WORK REQUIRED:
Set down only the lines running from the one with "What Chart.js code" to the one with "const ctx = document.getElementById('chart');", both lines included, exactly as they stand, please.

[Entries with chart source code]
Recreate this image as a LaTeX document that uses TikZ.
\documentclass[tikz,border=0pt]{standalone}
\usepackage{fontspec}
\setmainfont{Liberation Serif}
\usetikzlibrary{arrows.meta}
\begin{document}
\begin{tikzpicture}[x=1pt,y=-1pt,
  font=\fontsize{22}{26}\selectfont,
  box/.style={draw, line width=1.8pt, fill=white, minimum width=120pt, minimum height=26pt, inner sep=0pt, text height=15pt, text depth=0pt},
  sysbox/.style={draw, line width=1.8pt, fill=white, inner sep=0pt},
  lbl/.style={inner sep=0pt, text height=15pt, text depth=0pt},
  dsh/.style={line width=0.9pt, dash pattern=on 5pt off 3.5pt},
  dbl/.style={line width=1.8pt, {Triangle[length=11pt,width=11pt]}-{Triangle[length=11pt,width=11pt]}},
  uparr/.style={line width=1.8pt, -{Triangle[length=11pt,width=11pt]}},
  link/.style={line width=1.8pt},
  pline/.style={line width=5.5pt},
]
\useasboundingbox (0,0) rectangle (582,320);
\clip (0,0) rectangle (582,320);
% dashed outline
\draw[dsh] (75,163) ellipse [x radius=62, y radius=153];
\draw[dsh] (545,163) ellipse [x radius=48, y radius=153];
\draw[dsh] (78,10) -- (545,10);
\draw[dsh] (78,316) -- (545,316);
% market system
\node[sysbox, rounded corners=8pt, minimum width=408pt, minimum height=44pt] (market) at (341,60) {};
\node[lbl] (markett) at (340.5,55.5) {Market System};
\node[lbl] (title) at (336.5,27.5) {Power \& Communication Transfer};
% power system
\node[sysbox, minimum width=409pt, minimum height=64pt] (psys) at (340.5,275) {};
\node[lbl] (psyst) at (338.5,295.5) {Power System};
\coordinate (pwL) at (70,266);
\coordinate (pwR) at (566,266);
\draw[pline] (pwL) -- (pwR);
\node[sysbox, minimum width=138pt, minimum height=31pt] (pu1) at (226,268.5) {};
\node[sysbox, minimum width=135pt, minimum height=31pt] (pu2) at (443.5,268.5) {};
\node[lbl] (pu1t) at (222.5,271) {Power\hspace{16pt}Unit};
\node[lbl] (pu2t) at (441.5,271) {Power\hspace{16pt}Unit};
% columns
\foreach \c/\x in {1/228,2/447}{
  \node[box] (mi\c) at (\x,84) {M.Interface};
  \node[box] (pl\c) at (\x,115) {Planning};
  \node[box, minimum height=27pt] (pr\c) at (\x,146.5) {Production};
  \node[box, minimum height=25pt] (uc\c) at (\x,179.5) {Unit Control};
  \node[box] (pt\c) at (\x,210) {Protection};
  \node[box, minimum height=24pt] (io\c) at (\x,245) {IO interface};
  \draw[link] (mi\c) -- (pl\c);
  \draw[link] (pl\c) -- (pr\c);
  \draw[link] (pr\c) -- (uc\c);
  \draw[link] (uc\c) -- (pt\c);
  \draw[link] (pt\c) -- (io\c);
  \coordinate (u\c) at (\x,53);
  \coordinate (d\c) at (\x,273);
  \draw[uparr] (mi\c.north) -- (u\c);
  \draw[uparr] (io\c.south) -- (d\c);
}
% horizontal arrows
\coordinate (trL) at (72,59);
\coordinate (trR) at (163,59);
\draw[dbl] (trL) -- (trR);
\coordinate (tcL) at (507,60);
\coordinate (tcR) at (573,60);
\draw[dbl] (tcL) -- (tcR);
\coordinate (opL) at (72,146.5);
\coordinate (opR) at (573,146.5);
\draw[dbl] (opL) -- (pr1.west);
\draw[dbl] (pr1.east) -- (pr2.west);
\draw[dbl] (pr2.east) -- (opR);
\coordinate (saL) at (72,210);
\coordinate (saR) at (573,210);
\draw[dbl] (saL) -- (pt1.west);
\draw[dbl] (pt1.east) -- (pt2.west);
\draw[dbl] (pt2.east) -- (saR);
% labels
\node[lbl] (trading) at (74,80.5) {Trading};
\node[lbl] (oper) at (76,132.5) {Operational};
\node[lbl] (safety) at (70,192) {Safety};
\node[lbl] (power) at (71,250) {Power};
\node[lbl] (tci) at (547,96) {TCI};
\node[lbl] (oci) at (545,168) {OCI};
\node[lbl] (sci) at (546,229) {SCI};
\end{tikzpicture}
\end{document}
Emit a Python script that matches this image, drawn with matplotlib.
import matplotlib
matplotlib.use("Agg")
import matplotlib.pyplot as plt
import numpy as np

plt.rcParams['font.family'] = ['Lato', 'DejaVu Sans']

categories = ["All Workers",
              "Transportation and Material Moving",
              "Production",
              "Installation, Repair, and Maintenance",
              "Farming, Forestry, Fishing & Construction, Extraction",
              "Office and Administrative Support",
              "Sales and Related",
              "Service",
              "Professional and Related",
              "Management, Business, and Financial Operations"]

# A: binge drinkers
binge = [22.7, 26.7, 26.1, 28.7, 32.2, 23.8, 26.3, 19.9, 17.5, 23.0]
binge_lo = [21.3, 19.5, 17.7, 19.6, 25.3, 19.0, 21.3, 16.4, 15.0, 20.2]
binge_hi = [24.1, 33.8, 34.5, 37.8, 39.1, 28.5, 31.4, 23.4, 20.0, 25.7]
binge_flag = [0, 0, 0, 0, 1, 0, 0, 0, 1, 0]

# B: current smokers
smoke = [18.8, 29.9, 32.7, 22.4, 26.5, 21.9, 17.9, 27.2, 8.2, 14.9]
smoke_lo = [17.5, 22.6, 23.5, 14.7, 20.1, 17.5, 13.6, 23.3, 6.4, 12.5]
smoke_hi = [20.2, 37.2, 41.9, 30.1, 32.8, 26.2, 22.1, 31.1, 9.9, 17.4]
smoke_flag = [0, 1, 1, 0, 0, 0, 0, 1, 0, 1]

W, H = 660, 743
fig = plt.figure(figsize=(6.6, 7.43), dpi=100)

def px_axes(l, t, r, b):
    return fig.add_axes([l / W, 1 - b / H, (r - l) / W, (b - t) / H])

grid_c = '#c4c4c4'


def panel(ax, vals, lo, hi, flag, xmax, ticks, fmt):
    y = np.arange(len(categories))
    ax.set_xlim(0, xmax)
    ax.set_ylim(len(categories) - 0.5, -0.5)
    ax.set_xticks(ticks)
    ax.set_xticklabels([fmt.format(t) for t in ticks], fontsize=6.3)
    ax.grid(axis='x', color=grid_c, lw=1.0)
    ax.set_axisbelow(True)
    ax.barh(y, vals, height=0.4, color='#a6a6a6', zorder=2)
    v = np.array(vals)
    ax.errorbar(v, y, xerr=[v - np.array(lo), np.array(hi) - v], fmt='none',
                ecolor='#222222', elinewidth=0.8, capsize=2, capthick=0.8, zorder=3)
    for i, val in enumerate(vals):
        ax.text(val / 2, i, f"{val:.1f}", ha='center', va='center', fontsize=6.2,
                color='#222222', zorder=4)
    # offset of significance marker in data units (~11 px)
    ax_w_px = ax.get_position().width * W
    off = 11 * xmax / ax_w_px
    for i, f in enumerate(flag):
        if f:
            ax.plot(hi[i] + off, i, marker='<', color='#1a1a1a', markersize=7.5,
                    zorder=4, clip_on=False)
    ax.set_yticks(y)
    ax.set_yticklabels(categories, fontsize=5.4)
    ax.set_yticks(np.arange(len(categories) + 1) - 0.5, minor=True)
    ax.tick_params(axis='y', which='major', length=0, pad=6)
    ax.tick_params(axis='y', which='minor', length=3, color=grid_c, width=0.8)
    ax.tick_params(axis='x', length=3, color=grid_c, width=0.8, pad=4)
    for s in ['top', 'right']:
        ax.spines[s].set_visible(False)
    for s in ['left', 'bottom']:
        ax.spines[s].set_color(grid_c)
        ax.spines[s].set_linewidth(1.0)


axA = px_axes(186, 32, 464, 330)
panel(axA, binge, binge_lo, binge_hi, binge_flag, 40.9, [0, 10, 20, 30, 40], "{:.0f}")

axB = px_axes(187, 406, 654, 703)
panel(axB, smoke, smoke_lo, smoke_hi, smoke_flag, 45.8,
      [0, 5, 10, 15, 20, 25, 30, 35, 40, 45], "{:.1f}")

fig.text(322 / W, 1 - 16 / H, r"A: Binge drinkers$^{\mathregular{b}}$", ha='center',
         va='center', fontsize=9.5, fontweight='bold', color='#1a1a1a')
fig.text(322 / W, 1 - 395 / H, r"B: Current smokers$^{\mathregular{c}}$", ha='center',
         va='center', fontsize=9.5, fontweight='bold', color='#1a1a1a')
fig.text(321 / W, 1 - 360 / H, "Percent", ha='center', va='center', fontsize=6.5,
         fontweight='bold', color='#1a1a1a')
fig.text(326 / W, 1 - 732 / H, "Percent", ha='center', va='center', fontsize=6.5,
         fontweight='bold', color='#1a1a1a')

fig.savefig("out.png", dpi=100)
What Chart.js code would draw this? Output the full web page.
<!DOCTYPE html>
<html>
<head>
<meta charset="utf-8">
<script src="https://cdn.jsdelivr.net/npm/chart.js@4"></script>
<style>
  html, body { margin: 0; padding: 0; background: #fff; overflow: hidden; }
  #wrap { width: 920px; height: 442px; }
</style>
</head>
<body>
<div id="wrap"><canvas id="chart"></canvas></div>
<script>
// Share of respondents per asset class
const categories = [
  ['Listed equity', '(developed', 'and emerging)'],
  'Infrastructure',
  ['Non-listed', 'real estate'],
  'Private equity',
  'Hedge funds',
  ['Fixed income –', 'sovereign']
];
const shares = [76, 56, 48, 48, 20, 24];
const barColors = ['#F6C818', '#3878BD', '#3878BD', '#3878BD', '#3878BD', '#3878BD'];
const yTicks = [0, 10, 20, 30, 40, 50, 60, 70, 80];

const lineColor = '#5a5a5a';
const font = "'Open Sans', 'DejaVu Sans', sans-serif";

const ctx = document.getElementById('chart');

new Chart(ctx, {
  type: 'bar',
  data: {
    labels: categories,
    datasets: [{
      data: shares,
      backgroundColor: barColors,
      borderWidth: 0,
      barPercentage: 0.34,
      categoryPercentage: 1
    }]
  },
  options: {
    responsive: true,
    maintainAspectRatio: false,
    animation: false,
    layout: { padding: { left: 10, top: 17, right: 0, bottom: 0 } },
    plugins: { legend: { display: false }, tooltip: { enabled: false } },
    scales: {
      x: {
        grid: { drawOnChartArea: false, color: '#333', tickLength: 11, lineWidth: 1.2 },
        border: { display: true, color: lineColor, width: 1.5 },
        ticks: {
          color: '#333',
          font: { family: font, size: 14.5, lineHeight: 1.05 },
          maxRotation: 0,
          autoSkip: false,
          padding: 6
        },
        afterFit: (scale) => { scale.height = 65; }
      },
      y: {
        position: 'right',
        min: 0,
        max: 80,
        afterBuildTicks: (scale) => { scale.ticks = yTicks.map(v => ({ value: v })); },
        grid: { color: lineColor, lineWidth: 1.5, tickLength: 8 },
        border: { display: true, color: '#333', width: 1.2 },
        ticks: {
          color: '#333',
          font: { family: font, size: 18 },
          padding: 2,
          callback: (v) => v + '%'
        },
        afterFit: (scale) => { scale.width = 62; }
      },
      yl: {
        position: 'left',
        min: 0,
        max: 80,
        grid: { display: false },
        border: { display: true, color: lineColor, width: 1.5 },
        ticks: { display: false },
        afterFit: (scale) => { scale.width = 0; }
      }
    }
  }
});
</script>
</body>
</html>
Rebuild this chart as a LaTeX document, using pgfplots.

SOLVED PROBLEM:
What Chart.js code would draw this? Output the full web page.
<!DOCTYPE html>
<html>
<head>
<meta charset="utf-8">
<script src="https://cdn.jsdelivr.net/npm/chart.js@4"></script>
<style>
  html, body { margin: 0; padding: 0; background: #fff; overflow: hidden; }
  #wrap { width: 920px; height: 442px; }
</style>
</head>
<body>
<div id="wrap"><canvas id="chart"></canvas></div>
<script>
// Share of respondents per asset class
const categories = [
  ['Listed equity', '(developed', 'and emerging)'],
  'Infrastructure',
  ['Non-listed', 'real estate'],
  'Private equity',
  'Hedge funds',
  ['Fixed income –', 'sovereign']
];
const shares = [76, 56, 48, 48, 20, 24];
const barColors = ['#F6C818', '#3878BD', '#3878BD', '#3878BD', '#3878BD', '#3878BD'];
const yTicks = [0, 10, 20, 30, 40, 50, 60, 70, 80];

const lineColor = '#5a5a5a';
const font = "'Open Sans', 'DejaVu Sans', sans-serif";

const ctx = document.getElementById('chart');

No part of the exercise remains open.